- Slava Tutukin in 2026
- Born: 1989 (age 36–37)
- Education: Vaganova Ballet Academy
- Occupations: Former ballet dancer, entrepreneur, arts manager
- Known for: Co-founder and director of WINNDance

= Slava Tutukin =

Ballet dancer and arts manager

Slava Tutukin (also spelled Slava Tütükin; born 1989) is a former ballet dancer, entrepreneur, and arts manager.

A graduate of the Vaganova Ballet Academy in Saint Petersburg, Tutukin began his professional career with the Mikhailovsky Theatre before moving into arts management and artistic leadership in Austria, Germany and Australia. His management career has included positions with Landestheater Linz, Ballet Dortmund, the NRW Junior Ballet and the Tanya Pearson Academy in Sydney. Tutukin is a co-founder and director of WINNDance, a Stuttgart-based dance company for experienced dancers over the age of forty.

== Early life and dance career ==

Tutukin was born in Saint Petersburg in 1989. He initially trained in gymnastics before beginning ballet at the age of eleven and entering the Vaganova Ballet Academy. He graduated from the academy in 2008.

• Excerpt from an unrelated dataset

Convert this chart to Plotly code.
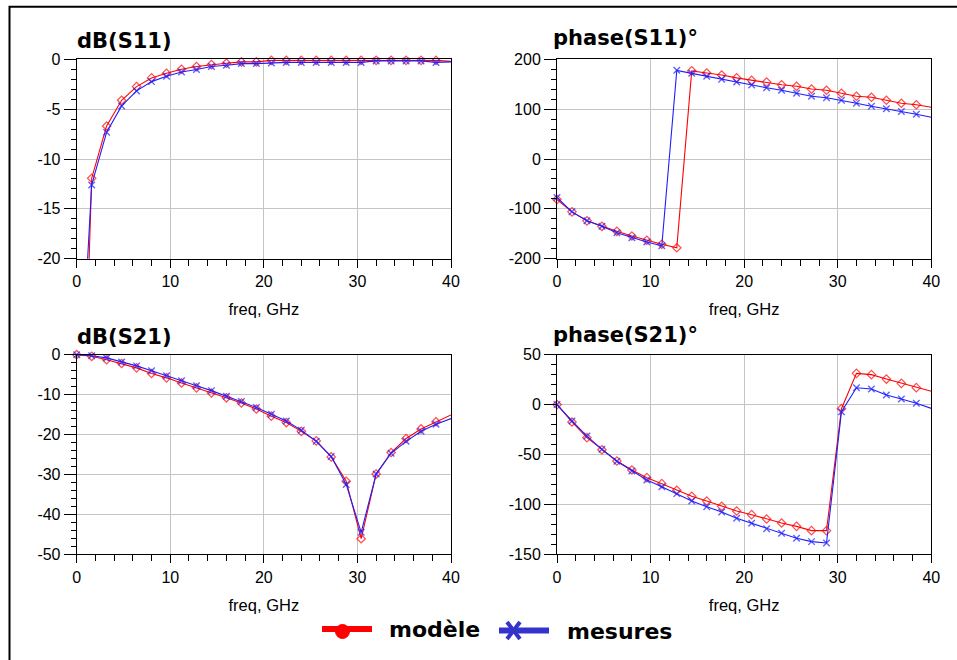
import plotly.graph_objects as go

# ---------------- data ----------------
freq = [0, 1.6, 3.2, 4.8, 6.4, 8.0, 9.6, 11.2, 12.8, 14.4, 16.0, 17.6, 19.2,
        20.8, 22.4, 24.0, 25.6, 27.2, 28.8, 30.4, 32.0, 33.6, 35.2, 36.8, 38.4, 40.0]

s11_db_model = [-60, -11.93, -6.68, -4.1, -2.73, -1.86, -1.39, -0.99, -0.72, -0.52, -0.38,
                -0.25, -0.25, -0.1, -0.1, -0.1, -0.1, -0.1, -0.1, -0.1, -0.1, -0.1,
                -0.1, -0.1, -0.1, -0.2]
s11_db_meas = [-40, -12.6, -7.3, -4.67, -3.16, -2.23, -1.69, -1.26, -1.02, -0.72, -0.59,
               -0.42, -0.42, -0.35, -0.3, -0.3, -0.3, -0.3, -0.3, -0.3, -0.15, -0.15,
               -0.15, -0.15, -0.3, -0.25]

s11_ph_model = [-81, -106, -124, -135, -145, -154.5, -163, -171, -178, 177, 172.6, 168.6,
                163, 158, 154.5, 149, 146, 140.5, 138, 132, 126, 124, 118, 112, 109, 104]
s11_ph_meas = [-77, -106, -124, -135, -148, -158, -166.5, -174, 178, 172, 166, 160,
               154.5, 148.5, 143, 138, 132, 126, 123, 118, 112, 106, 101, 95.6, 90, 84]

s21_db_model = [0, -0.4, -1.25, -2.2, -3.3, -4.7, -5.8, -7.1, -8.3, -9.6, -10.8, -12.1,
                -13.6, -15.4, -17.0, -19.2, -21.6, -25.6, -31.7, -46.1, -29.9, -24.5,
                -21.0, -18.6, -16.8, -15.1]
s21_db_meas = [0, -0.25, -0.8, -1.8, -2.8, -4.0, -5.3, -6.5, -7.8, -9.0, -10.4, -11.7,
               -13.2, -14.9, -16.6, -18.9, -21.7, -25.5, -32.5, -44.5, -29.9, -24.7,
               -21.7, -19.2, -17.4, -16.0]

s21_ph_model = [0, -17.4, -33.1, -45.2, -56.5, -65.5, -73.2, -79.2, -85.9, -91.9, -96.6,
                -101.9, -106.6, -110.3, -114.6, -118.6, -122, -126.3, -126.3, -4.1, 31.3,
                30, 25.6, 21.3, 17, 13.3]
s21_ph_meas = [0, -16.4, -31.5, -44.8, -56.8, -66.5, -75.5, -82.2, -89.2, -96.6, -102.3,
               -107.6, -113.9, -119, -124.3, -129, -134, -137.3, -138.7, -7.1, 16.9, 15.6,
               9.6, 5.6, 1.3, -3.8]

titles = ["dB(S11)", "phase(S11)°", "dB(S21)", "phase(S21)°"]
y_ranges = [[-20, 0], [-200, 200], [-50, 0], [-150, 50]]
y_tickvals = [[0, -5, -10, -15, -20],
              [200, 100, 0, -100, -200],
              [0, -10, -20, -30, -40, -50],
              [50, 0, -50, -100, -150]]
y_minor = [1, 20, 2, 10]
x_tickvals = [0, 10, 20, 30, 40]
x_title = "freq, GHz"
legend_names = ["modèle", "mesures"]

# ---------------- layout helpers ----------------
W, H = 957, 660
def px(x):
    return x / W
def py(y):
    return 1 - y / H

RED = "#ff0000"
BLUE = "#1e1eff"
FONT = "Liberation Sans, Arial, sans-serif"
BOLD = "DejaVu Sans, Liberation Sans, sans-serif"

x_domains = [[px(76.7), px(451.0)], [px(557.0), px(931.3)]]
y_domains = [[py(258.7), py(59.4)], [py(554.3), py(354.7)]]

panels = [
    (s11_db_model, s11_db_meas),
    (s11_ph_model, s11_ph_meas),
    (s21_db_model, s21_db_meas),
    (s21_ph_model, s21_ph_meas),
]

fig = go.Figure()
n = len(freq)
for i, (mod, mes) in enumerate(panels):
    ax = "" if i == 0 else str(i + 1)
    lo, hi = y_ranges[i]
    def sizes(vals, s):
        return [0 if (k == n - 1 or v < lo or v > hi) else s for k, v in enumerate(vals)]
    fig.add_trace(go.Scatter(
        x=freq, y=mod, mode="lines+markers", xaxis="x" + ax, yaxis="y" + ax,
        line=dict(color=RED, width=1.1), cliponaxis=False, showlegend=False,
        marker=dict(symbol="diamond-open", size=sizes(mod, 6.5), color=RED,
                    line=dict(width=1.2, color=RED))))
    fig.add_trace(go.Scatter(
        x=freq, y=mes, mode="lines+markers", xaxis="x" + ax, yaxis="y" + ax,
        line=dict(color=BLUE, width=1.1), cliponaxis=False, showlegend=False,
        marker=dict(symbol="x-thin-open", size=sizes(mes, 6.5), color=BLUE,
                    line=dict(width=1.4, color=BLUE))))

layout = dict(width=W, height=H, margin=dict(l=0, r=0, t=0, b=0),
              paper_bgcolor="white", plot_bgcolor="white", showlegend=False,
              font=dict(family=FONT, color="black"))

for i in range(4):
    ax = "" if i == 0 else str(i + 1)
    col, row = i % 2, i // 2
    layout["xaxis" + ax] = dict(
        domain=x_domains[col], anchor="y" + ax, range=[0, 40],
        tickmode="array", tickvals=x_tickvals, ticktext=[str(v) for v in x_tickvals],
        automargin=False,
        showline=True, linecolor="black", linewidth=1, mirror=True,
        ticks="outside", ticklen=8, tickcolor="black", tickwidth=1,
        showgrid=True, gridcolor="#c4c4c4", gridwidth=1.3, zeroline=False,
        tickfont=dict(family=FONT, size=16, color="black"),
        title=dict(text=x_title, font=dict(family=FONT, size=16.5, color="black"), standoff=14),
        minor=dict(dtick=2, tick0=0, ticks="outside", ticklen=6, tickcolor="black", showgrid=False),
    )
    layout["yaxis" + ax] = dict(
        domain=y_domains[row], anchor="x" + ax, range=y_ranges[i],
        tickmode="array", tickvals=y_tickvals[i],
        ticktext=[str(v) for v in y_tickvals[i]],
        automargin=False,
        showline=True, linecolor="black", linewidth=1, mirror=True,
        ticks="outside", ticklen=12, tickcolor="black", tickwidth=1,
        showgrid=True, gridcolor="#c4c4c4", gridwidth=1.3, zeroline=False,
        tickfont=dict(family=FONT, size=16, color="black"),
        minor=dict(tickmode="linear", tick0=0, dtick=y_minor[i], ticks="outside",
                   ticklen=5, tickcolor="black", showgrid=False),
    )

fig.update_layout(**layout)

# panel titles
title_pos = [(75, 41), (551, 38), (75, 337), (551, 335)]
for t, (x, y) in zip(titles, title_pos):
    fig.add_annotation(text="<b>" + t + "</b>", xref="paper", yref="paper",
                       x=px(x), y=py(y), xanchor="left", yanchor="middle", showarrow=False,
                       font=dict(family=BOLD, size=21, color="black"))

# outer frame
fig.add_shape(type="rect", xref="paper", yref="paper", x0=px(9.5), x1=1.02,
              y0=-0.02, y1=py(6.8), line=dict(color="black", width=2))

# legend (drawn)
LBLUE = "#3434cc"
fig.add_shape(type="line", xref="paper", yref="paper", x0=px(322), x1=px(372),
              y0=py(629), y1=py(629), line=dict(color=RED, width=6))
fig.add_shape(type="circle", xref="paper", yref="paper", x0=px(335.5), x1=px(349.5),
              y0=py(638.5), y1=py(624.5), fillcolor=RED, line=dict(color=RED, width=1))
fig.add_shape(type="line", xref="paper", yref="paper", x0=px(499), x1=px(549),
              y0=py(630.5), y1=py(630.5), line=dict(color=LBLUE, width=6))
fig.add_shape(type="line", xref="paper", yref="paper", x0=px(507), x1=px(520),
              y0=py(622), y1=py(639), line=dict(color=LBLUE, width=4))
fig.add_shape(type="line", xref="paper", yref="paper", x0=px(507), x1=px(520),
              y0=py(639), y1=py(622), line=dict(color=LBLUE, width=4))
fig.add_annotation(text="<b>" + legend_names[0] + "</b>", xref="paper", yref="paper",
                   x=px(387), y=py(629), xanchor="left", yanchor="middle", showarrow=False,
                   font=dict(family=BOLD, size=22, color="black"))
fig.add_annotation(text="<b>" + legend_names[1] + "</b>", xref="paper", yref="paper",
                   x=px(565), y=py(631), xanchor="left", yanchor="middle", showarrow=False,
                   font=dict(family=BOLD, size=22, color="black"))

fig.write_html("out.html")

At the age of eighteen, Tutukin joined the Mikhailovsky Theatre in Saint Petersburg as a soloist. His repertoire there included roles in productions of Romeo and Juliet, Le Corsaire, Cipollino, The Nutcracker and La Bayadère.

In 2009, Tutukin received first prize at the International Ballet Competition in Rieti, Italy. From 2010, he continued his performing career in Germany, including engagements with Theater Magdeburg and Aalto Ballet Essen.

== Arts management and education ==

Following his performing career, Tutukin moved into arts administration. After working as company manager at Landestheater Linz, he joined Ballet Dortmund and the NRW Junior Ballet, where he became deputy artistic director and company manager in 2018.

In 2022, Tutukin was appointed managing director of the Tanya Pearson Academy in Sydney, Australia. In the same year, he served as artistic director of the Sydney International Ballet Gala – World Stars of Ballet at the Sydney Coliseum Theatre.

Tutukin has also worked in ballet education and professional development. In 2025, he was part of the artistic leadership of Ballet Collective Australia, a project providing young dancers from across Australia with professional development and performance opportunities. Ballet Collective Australia made its debut at the Sydney Opera House in July 2025 as part of the Sydney Eisteddfod Ballet Gala.

== WINNDance ==

Slava Tutukin and Marijn Rademaker during the curtain call at the WINNDance world premiere in Venice, 2026

In 2026, Tutukin and former Stuttgart Ballet principal dancer Marijn Rademaker founded WINNDance. The Stuttgart-based company was established to create professional performance opportunities for dancers over forty and to explore artistic longevity in dance.

WINNDance made its world-premiere debut at the 2026 Biennale Danza with Scirocco: Death in Venice – Bridge of Sighs at Teatro Malibran on 31 July 2026. Tutukin, Rademaker and dramaturg Ira Goldbecher were credited with the concept of Scirocco. The Death in Venice section featured choreography by Imre and Marne van Opstal, Omar Román de Jesús and Rainer Behr, while Bridge of Sighs was conceived and choreographed by John Neumeier.
The premiere ensemble included dancers such as Diana Vishneva, Silvia Azzoni, Mara Galeazzi, Igone de Jongh, Gil Roman and Oleksandr Ryabko.